Chemical and physical data
- Formula: C_{24}H_{25}N_{5}O_{3}S
- Molar mass: 463.56 g·mol^{−1}
- 3D model (JSmol): Interactive image;
- SMILES CC(C)S(=O)(=O)C1=CC=C(C=C1)C2=CN=C(C(=N2)C3=CC(=NO3)C4=CC=C(C=C4)CNC)N;
- InChI InChI=1S/C24H25N5O3S/c1-15(2)33(30,31)19-10-8-18(9-11-19)21-14-27-24(25)23(28-21)22-12-20(29-32-22)17-6-4-16(5-7-17)13-26-3/h4-12,14-15,26H,13H2,1-3H3,(H2,25,27); Key:JZCWLJDSIRUGIN-UHFFFAOYSA-N;

= Berzosertib =

Chemical compound

Berzosertib (VE-822, VX-970, M6620) is a drug originally invented by Vertex Pharmaceuticals and licensed to Merck KGaA, Darmstadt, Germany, for development. It acts as a potent inhibitor of the enzyme ataxia telangiectasia and Rad3 related (ATR) and with lower potency as an inhibitor of ATM serine/threonine kinase (ATM). These enzymes are both involved in detecting DNA damage as part of cell cycle checkpoints during cell division. By inhibiting their activity, berzosertib interferes with the ability of rapidly dividing cells to detect damage to DNA, and this makes it useful as a potential treatment for some forms of cancer by causing accumulation of DNA damage in the cancer cells and thus reducing their viability. It has progressed furthest in trials for the treatment of ovarian cancer, though also shows activity against numerous other cancer types.

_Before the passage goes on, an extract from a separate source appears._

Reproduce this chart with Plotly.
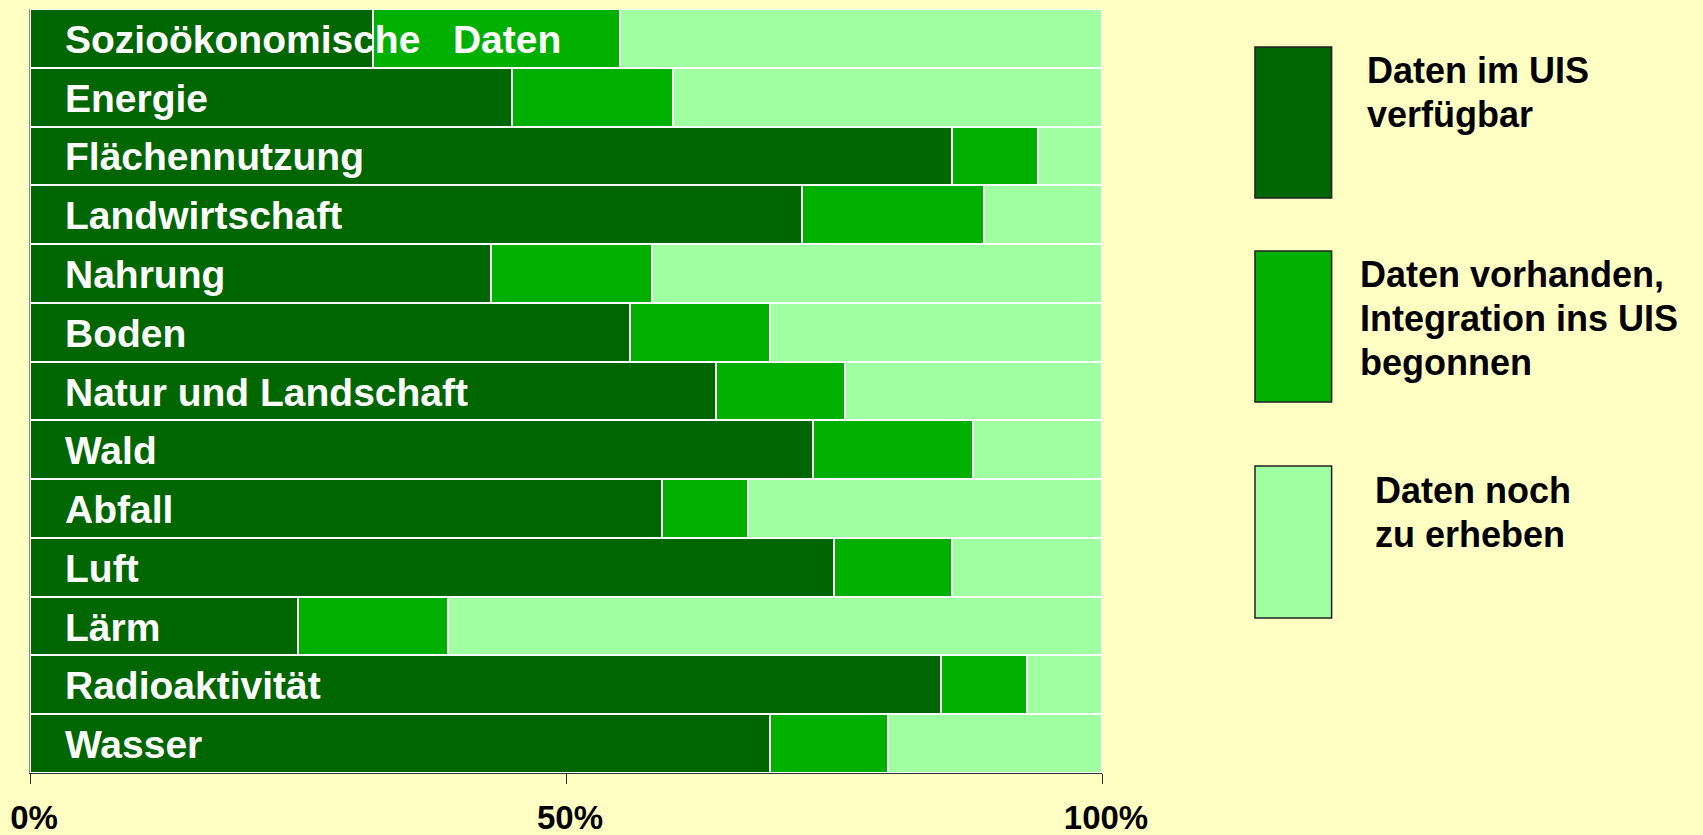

Phase 1 trial results show promising results in the first clinical trial of the drug class. The new study, designed to test the drug's safety, found that half of patients given the new drug either alone or with platinum chemotherapy saw their cancer stop growing, and two patients saw their tumors shrink or disappear completely.

In a UCLA-led study, berzosertib showed promise in treating COVID-19.